Most people agree that microLED displays aren't here yet due to the technical challenges still facing the industry. There is, however, another reason why microLED display adoption may be further away than we realize. Even if microLED displays can produced at large enough volumes, will the benefits of microLED technology be enough to convince consumers and device makers to switch from OLED displays? Especially if costs are higher?
The main benefits of microLED displays, as we said above, are the high brightness, efficiency and lifetime.
High-efficiency is crucial, but mostly for mobile applications. For monitors and TVs, this is less so. In addition, as we already covered in a previous article, as the LED chips get smaller, the efficiency drops. In addition, when viewing the total display system efficiency, the benefits of microLEDs are not dramatic - and may only reach 20-30% improvement in power consumption over state-of-the-art OLEDs.

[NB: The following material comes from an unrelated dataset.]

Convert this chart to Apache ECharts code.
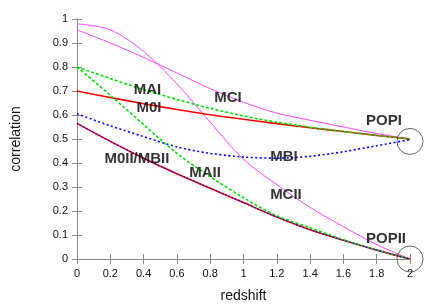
<!DOCTYPE html>
<html>
<head>
<meta charset="utf-8">
<script src="https://cdn.jsdelivr.net/npm/echarts@6/dist/echarts.min.js"></script>
<style>html,body{margin:0;padding:0;background:#fff;}#c{width:436px;height:308px;}</style>
</head>
<body>
<div id="c"></div>
<script>
// redshift grid
const redshift = [0, 0.2, 0.4, 0.6, 0.8, 1.0, 1.2, 1.4, 1.6, 1.8, 2.0];
// correlation curves
const M0I   = [0.70, 0.673, 0.647, 0.623, 0.601, 0.582, 0.564, 0.547, 0.531, 0.515, 0.50];
const MAI   = [0.80, 0.752, 0.706, 0.665, 0.628, 0.596, 0.570, 0.549, 0.531, 0.515, 0.50];
const MBI   = [0.605, 0.555, 0.51, 0.467, 0.44, 0.425, 0.42, 0.428, 0.447, 0.472, 0.497];
const MCI   = [0.955, 0.90, 0.84, 0.775, 0.71, 0.653, 0.608, 0.578, 0.55, 0.523, 0.50];
const M0II  = [0.565, 0.49, 0.42, 0.355, 0.295, 0.235, 0.175, 0.122, 0.078, 0.037, 0.0];
const MBII  = [0.565, 0.49, 0.42, 0.355, 0.295, 0.235, 0.175, 0.122, 0.078, 0.037, 0.0];
const MAII  = [0.80, 0.682, 0.56, 0.44, 0.343, 0.255, 0.18, 0.13, 0.08, 0.038, 0.0];
const MCII  = [0.98, 0.955, 0.865, 0.73, 0.57, 0.415, 0.31, 0.215, 0.135, 0.06, 0.0];
// circled points (POP)
const popPoints = [[2, 0.49], [2, 0.0]];
// annotation texts and their anchor values
const labelNames = ['MAI', 'M0I', 'MCI', 'POPI', 'M0II/MBII', 'MAII', 'MBI', 'MCII', 'POPII'];
const labelAt = [[0.423, 0.705], [0.432, 0.631], [0.907, 0.672], [1.844, 0.577], [0.36, 0.416], [0.769, 0.359], [1.243, 0.425], [1.255, 0.268], [1.856, 0.082]];

const pair = arr => redshift.map((z, i) => [z, arr[i]]);
const fmt = v => String(+v.toFixed(1));
const axisCol = '#888';
const txt = '#111';
const font = 'Liberation Sans';

function line(name, arr, color, type, width, z) {
  return {
    name, type: 'line', data: pair(arr), showSymbol: false, symbol: 'none',
    smooth: 0.3, z: z || 2,
    lineStyle: { color, width, type }
  };
}

const chart = echarts.init(document.getElementById('c'), null, { renderer: 'canvas' });
chart.setOption({
  animation: false,
  backgroundColor: '#fff',
  grid: { left: 77, right: 26, top: 19, bottom: 46, containLabel: false },
  xAxis: [{
    type: 'value', min: 0, max: 2, interval: 0.2,
    name: 'redshift', nameLocation: 'middle', nameGap: 30,
    nameTextStyle: { fontFamily: font, fontSize: 14, color: txt },
    axisLine: { show: true, lineStyle: { color: axisCol, width: 1 } },
    axisTick: { show: true, inside: true, length: 5, lineStyle: { color: axisCol } },
    axisLabel: { fontFamily: font, fontSize: 11, color: txt, margin: 9, formatter: fmt },
    splitLine: { show: false }
  }, {
    type: 'value', min: 0, max: 2, interval: 0.2, position: 'top',
    axisLine: { show: true, lineStyle: { color: axisCol, width: 1 } },
    axisTick: { show: true, inside: true, length: 5, lineStyle: { color: axisCol } },
    axisLabel: { show: false }, splitLine: { show: false }
  }],
  yAxis: [{
    type: 'value', min: 0, max: 1, interval: 0.1,
    name: 'correlation', nameLocation: 'middle', nameGap: 54, nameRotate: 90,
    nameTextStyle: { fontFamily: font, fontSize: 14, color: txt },
    axisLine: { show: true, lineStyle: { color: axisCol, width: 1 } },
    axisTick: { show: true, inside: true, length: 5, lineStyle: { color: axisCol } },
    axisLabel: { fontFamily: font, fontSize: 11, color: txt, margin: 9, formatter: fmt },
    splitLine: { show: false }
  }, {
    type: 'value', min: 0, max: 1, interval: 0.1, position: 'right',
    axisLine: { show: true, lineStyle: { color: axisCol, width: 1 } },
    axisTick: { show: true, inside: true, length: 5, lineStyle: { color: axisCol } },
    axisLabel: { show: false }, splitLine: { show: false }
  }],
  series: [
    line('MCI', MCI, '#ff44ff', 'solid', 1, 1),
    line('MCII', MCII, '#ff44ff', 'solid', 1, 1),
    line('M0I', M0I, '#ff0000', 'solid', 1.6, 2),
    line('MAI', MAI, '#00e000', [3, 2], 1.6, 3),
    line('MBI', MBI, '#0000ff', [2, 2.5], 1.6, 3),
    line('M0II', M0II, '#ff0000', 'solid', 1.6, 2),
    line('MAII', MAII, '#00e000', [3, 2], 1.6, 3),
    line('MBII', MBII, '#0000ff', [1.5, 2], 1.2, 4),
    {
      type: 'scatter', data: popPoints, symbol: 'circle', symbolSize: 26, clip: false, z: 5,
      itemStyle: { color: 'rgba(0,0,0,0)', borderColor: '#444', borderWidth: 1 }, silent: true
    },
    {
      type: 'scatter', symbolSize: 0, clip: false, z: 6, silent: true,
      data: labelAt.map((p, i) => [p[0], p[1], labelNames[i]]),
      label: {
        show: true, position: 'inside', formatter: p => p.data[2],
        fontFamily: font, fontSize: 15, fontWeight: 'bold', color: '#000'
      }
    }
  ]
});
</script>
</body>
</html>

Display lifetime is indeed a problem for current OLEDs, as the emissive nature of OLEDs coupled with its limited lifetime results in image retention - or burn-in. The lifetime of in-organic LEDs is much higher than that of their organic counterparts - which means that image retention in microLED displays won't be as common as it is in OLED displays.
But how much of a problem is burn-in, really? Currently OLED makers are producing over 400 million smartphone AMOLED panels each year, which are adopted by all leading phone makers, including Apple, Samsung, Huawei and Xiaomi. Many people replace their phones after 2-3 years, and actual cases of smartphone display burn-in aren't really that common. Will consumers pay more for a display just because it is less likely to feature a problem that they do not really experience?
The same goes for TVs, tablets and laptops - millions such devices are produced each year with OLED displays, and consumers are quite happy with them. I can personally say that I have a 2016 LG OLED TV, and have had my share of OLED smartphones - none of which demonstrated any burn-in so far.
So, microLEDs do offer a meaningful advantage of high brightness and high efficiency, and this may enable it to penetrate markets in which these are real pain points - AR comes to mind, and also wearable displays. And this is indeed display segments for which analysts are optimistic for microLED adoption.
Another interesting aspect of MicroLED technology is that it enables innovative display architectures (for example a seamless tiled display) and business models (breaking down display production into several stages, which cannot really be done with OLED or LCD production). We may be surprised by the implications of these innovations.